(Recorded data):
↓
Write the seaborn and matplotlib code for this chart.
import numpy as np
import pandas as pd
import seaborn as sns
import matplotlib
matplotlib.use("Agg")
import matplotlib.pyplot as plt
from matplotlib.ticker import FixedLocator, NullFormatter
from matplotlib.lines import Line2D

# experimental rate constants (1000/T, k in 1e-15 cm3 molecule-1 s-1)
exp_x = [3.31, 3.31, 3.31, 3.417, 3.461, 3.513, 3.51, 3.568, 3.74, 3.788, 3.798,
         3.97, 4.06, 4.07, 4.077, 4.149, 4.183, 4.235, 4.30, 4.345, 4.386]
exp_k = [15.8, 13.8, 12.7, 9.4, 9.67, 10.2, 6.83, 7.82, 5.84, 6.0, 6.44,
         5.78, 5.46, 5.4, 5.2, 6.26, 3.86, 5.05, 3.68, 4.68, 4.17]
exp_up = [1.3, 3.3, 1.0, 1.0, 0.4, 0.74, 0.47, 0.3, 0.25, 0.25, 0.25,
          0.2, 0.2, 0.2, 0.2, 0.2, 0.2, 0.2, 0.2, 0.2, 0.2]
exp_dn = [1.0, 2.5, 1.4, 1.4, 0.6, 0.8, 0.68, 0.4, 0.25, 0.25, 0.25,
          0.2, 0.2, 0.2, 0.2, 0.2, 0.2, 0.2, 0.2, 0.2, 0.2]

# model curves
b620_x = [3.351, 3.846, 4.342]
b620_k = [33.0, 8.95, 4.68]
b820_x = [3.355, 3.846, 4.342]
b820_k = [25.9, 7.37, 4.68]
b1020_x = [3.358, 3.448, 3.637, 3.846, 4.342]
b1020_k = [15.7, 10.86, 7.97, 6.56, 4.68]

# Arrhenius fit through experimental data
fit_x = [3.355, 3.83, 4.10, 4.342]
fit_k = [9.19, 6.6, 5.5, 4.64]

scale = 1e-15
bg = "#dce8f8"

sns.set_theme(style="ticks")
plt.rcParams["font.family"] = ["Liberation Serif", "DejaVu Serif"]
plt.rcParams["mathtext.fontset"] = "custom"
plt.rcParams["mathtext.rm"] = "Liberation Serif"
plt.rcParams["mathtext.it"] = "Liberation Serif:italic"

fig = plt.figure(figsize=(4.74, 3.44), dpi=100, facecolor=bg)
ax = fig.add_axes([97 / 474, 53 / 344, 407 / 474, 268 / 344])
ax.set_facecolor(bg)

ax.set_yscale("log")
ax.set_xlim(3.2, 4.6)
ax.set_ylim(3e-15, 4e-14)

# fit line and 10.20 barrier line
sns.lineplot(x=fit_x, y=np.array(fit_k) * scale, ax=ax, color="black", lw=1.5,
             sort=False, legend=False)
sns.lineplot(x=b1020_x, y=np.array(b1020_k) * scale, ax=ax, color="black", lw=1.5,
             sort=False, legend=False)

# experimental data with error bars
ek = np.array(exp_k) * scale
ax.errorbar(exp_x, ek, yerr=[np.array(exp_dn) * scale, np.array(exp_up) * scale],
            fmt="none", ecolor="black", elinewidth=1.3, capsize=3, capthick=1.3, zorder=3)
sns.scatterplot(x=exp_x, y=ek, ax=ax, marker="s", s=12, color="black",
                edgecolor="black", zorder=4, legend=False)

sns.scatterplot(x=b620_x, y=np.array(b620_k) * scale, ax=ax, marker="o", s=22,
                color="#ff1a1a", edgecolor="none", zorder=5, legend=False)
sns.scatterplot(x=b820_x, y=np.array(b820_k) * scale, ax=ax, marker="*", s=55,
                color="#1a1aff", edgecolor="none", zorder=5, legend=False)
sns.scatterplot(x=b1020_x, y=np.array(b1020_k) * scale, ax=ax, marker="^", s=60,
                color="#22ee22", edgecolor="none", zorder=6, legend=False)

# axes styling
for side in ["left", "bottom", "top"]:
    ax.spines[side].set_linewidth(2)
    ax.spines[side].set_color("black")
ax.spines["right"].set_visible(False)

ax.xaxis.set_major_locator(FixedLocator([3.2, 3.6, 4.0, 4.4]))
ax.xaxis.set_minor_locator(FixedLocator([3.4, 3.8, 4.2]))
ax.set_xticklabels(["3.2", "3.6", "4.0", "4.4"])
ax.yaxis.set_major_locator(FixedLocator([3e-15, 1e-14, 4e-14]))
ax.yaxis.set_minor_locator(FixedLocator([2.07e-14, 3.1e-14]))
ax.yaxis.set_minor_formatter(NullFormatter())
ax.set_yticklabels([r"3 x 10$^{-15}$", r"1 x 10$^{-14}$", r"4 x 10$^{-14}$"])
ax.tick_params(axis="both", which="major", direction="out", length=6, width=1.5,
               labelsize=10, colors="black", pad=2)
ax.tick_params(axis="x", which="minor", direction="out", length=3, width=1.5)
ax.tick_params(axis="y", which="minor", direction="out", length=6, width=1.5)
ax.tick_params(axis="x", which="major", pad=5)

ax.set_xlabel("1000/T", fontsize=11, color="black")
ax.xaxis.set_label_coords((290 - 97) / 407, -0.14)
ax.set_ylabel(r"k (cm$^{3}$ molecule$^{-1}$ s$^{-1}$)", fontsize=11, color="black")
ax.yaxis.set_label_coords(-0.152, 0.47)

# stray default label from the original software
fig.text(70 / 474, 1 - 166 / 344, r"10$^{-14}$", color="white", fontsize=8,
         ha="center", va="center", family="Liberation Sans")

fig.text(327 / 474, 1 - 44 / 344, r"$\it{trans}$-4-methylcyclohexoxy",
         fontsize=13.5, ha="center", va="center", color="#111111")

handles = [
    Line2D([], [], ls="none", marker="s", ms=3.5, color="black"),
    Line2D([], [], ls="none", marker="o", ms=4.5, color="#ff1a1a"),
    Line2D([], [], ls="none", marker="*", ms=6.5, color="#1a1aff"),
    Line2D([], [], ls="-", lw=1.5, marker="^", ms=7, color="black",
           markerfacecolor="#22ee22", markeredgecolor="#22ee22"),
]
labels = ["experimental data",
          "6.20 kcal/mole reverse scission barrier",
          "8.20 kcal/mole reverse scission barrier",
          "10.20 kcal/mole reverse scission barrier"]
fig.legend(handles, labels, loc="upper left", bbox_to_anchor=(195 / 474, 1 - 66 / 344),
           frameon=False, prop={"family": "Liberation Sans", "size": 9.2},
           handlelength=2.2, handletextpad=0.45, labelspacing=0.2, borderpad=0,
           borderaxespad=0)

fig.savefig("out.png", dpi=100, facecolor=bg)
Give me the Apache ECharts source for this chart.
↑
(Task instructions): Output the full listing exactly as it stands.

(Task answer):
Write the seaborn and matplotlib code for this chart.
import numpy as np
import pandas as pd
import seaborn as sns
import matplotlib
matplotlib.use("Agg")
import matplotlib.pyplot as plt
from matplotlib.ticker import FixedLocator, NullFormatter
from matplotlib.lines import Line2D

# experimental rate constants (1000/T, k in 1e-15 cm3 molecule-1 s-1)
exp_x = [3.31, 3.31, 3.31, 3.417, 3.461, 3.513, 3.51, 3.568, 3.74, 3.788, 3.798,
         3.97, 4.06, 4.07, 4.077, 4.149, 4.183, 4.235, 4.30, 4.345, 4.386]
exp_k = [15.8, 13.8, 12.7, 9.4, 9.67, 10.2, 6.83, 7.82, 5.84, 6.0, 6.44,
         5.78, 5.46, 5.4, 5.2, 6.26, 3.86, 5.05, 3.68, 4.68, 4.17]
exp_up = [1.3, 3.3, 1.0, 1.0, 0.4, 0.74, 0.47, 0.3, 0.25, 0.25, 0.25,
          0.2, 0.2, 0.2, 0.2, 0.2, 0.2, 0.2, 0.2, 0.2, 0.2]
exp_dn = [1.0, 2.5, 1.4, 1.4, 0.6, 0.8, 0.68, 0.4, 0.25, 0.25, 0.25,
          0.2, 0.2, 0.2, 0.2, 0.2, 0.2, 0.2, 0.2, 0.2, 0.2]

# model curves
b620_x = [3.351, 3.846, 4.342]
b620_k = [33.0, 8.95, 4.68]
b820_x = [3.355, 3.846, 4.342]
b820_k = [25.9, 7.37, 4.68]
b1020_x = [3.358, 3.448, 3.637, 3.846, 4.342]
b1020_k = [15.7, 10.86, 7.97, 6.56, 4.68]

# Arrhenius fit through experimental data
fit_x = [3.355, 3.83, 4.10, 4.342]
fit_k = [9.19, 6.6, 5.5, 4.64]

scale = 1e-15
bg = "#dce8f8"

sns.set_theme(style="ticks")
plt.rcParams["font.family"] = ["Liberation Serif", "DejaVu Serif"]
plt.rcParams["mathtext.fontset"] = "custom"
plt.rcParams["mathtext.rm"] = "Liberation Serif"
plt.rcParams["mathtext.it"] = "Liberation Serif:italic"

fig = plt.figure(figsize=(4.74, 3.44), dpi=100, facecolor=bg)
ax = fig.add_axes([97 / 474, 53 / 344, 407 / 474, 268 / 344])
ax.set_facecolor(bg)

ax.set_yscale("log")
ax.set_xlim(3.2, 4.6)
ax.set_ylim(3e-15, 4e-14)

# fit line and 10.20 barrier line
sns.lineplot(x=fit_x, y=np.array(fit_k) * scale, ax=ax, color="black", lw=1.5,
             sort=False, legend=False)
sns.lineplot(x=b1020_x, y=np.array(b1020_k) * scale, ax=ax, color="black", lw=1.5,
             sort=False, legend=False)

# experimental data with error bars
ek = np.array(exp_k) * scale
ax.errorbar(exp_x, ek, yerr=[np.array(exp_dn) * scale, np.array(exp_up) * scale],
            fmt="none", ecolor="black", elinewidth=1.3, capsize=3, capthick=1.3, zorder=3)
sns.scatterplot(x=exp_x, y=ek, ax=ax, marker="s", s=12, color="black",
                edgecolor="black", zorder=4, legend=False)

sns.scatterplot(x=b620_x, y=np.array(b620_k) * scale, ax=ax, marker="o", s=22,
                color="#ff1a1a", edgecolor="none", zorder=5, legend=False)
sns.scatterplot(x=b820_x, y=np.array(b820_k) * scale, ax=ax, marker="*", s=55,
                color="#1a1aff", edgecolor="none", zorder=5, legend=False)
sns.scatterplot(x=b1020_x, y=np.array(b1020_k) * scale, ax=ax, marker="^", s=60,
                color="#22ee22", edgecolor="none", zorder=6, legend=False)

# axes styling
for side in ["left", "bottom", "top"]:
    ax.spines[side].set_linewidth(2)
    ax.spines[side].set_color("black")
ax.spines["right"].set_visible(False)

ax.xaxis.set_major_locator(FixedLocator([3.2, 3.6, 4.0, 4.4]))
ax.xaxis.set_minor_locator(FixedLocator([3.4, 3.8, 4.2]))
ax.set_xticklabels(["3.2", "3.6", "4.0", "4.4"])
ax.yaxis.set_major_locator(FixedLocator([3e-15, 1e-14, 4e-14]))
ax.yaxis.set_minor_locator(FixedLocator([2.07e-14, 3.1e-14]))
ax.yaxis.set_minor_formatter(NullFormatter())
ax.set_yticklabels([r"3 x 10$^{-15}$", r"1 x 10$^{-14}$", r"4 x 10$^{-14}$"])
ax.tick_params(axis="both", which="major", direction="out", length=6, width=1.5,
               labelsize=10, colors="black", pad=2)
ax.tick_params(axis="x", which="minor", direction="out", length=3, width=1.5)
ax.tick_params(axis="y", which="minor", direction="out", length=6, width=1.5)
ax.tick_params(axis="x", which="major", pad=5)

ax.set_xlabel("1000/T", fontsize=11, color="black")
ax.xaxis.set_label_coords((290 - 97) / 407, -0.14)
ax.set_ylabel(r"k (cm$^{3}$ molecule$^{-1}$ s$^{-1}$)", fontsize=11, color="black")
ax.yaxis.set_label_coords(-0.152, 0.47)

# stray default label from the original software
fig.text(70 / 474, 1 - 166 / 344, r"10$^{-14}$", color="white", fontsize=8,
         ha="center", va="center", family="Liberation Sans")

fig.text(327 / 474, 1 - 44 / 344, r"$\it{trans}$-4-methylcyclohexoxy",
         fontsize=13.5, ha="center", va="center", color="#111111")

handles = [
    Line2D([], [], ls="none", marker="s", ms=3.5, color="black"),
    Line2D([], [], ls="none", marker="o", ms=4.5, color="#ff1a1a"),
    Line2D([], [], ls="none", marker="*", ms=6.5, color="#1a1aff"),
    Line2D([], [], ls="-", lw=1.5, marker="^", ms=7, color="black",
           markerfacecolor="#22ee22", markeredgecolor="#22ee22"),
]
labels = ["experimental data",
          "6.20 kcal/mole reverse scission barrier",
          "8.20 kcal/mole reverse scission barrier",
          "10.20 kcal/mole reverse scission barrier"]
fig.legend(handles, labels, loc="upper left", bbox_to_anchor=(195 / 474, 1 - 66 / 344),
           frameon=False, prop={"family": "Liberation Sans", "size": 9.2},
           handlelength=2.2, handletextpad=0.45, labelspacing=0.2, borderpad=0,
           borderaxespad=0)

fig.savefig("out.png", dpi=100, facecolor=bg)
Give me the Apache ECharts source for this chart.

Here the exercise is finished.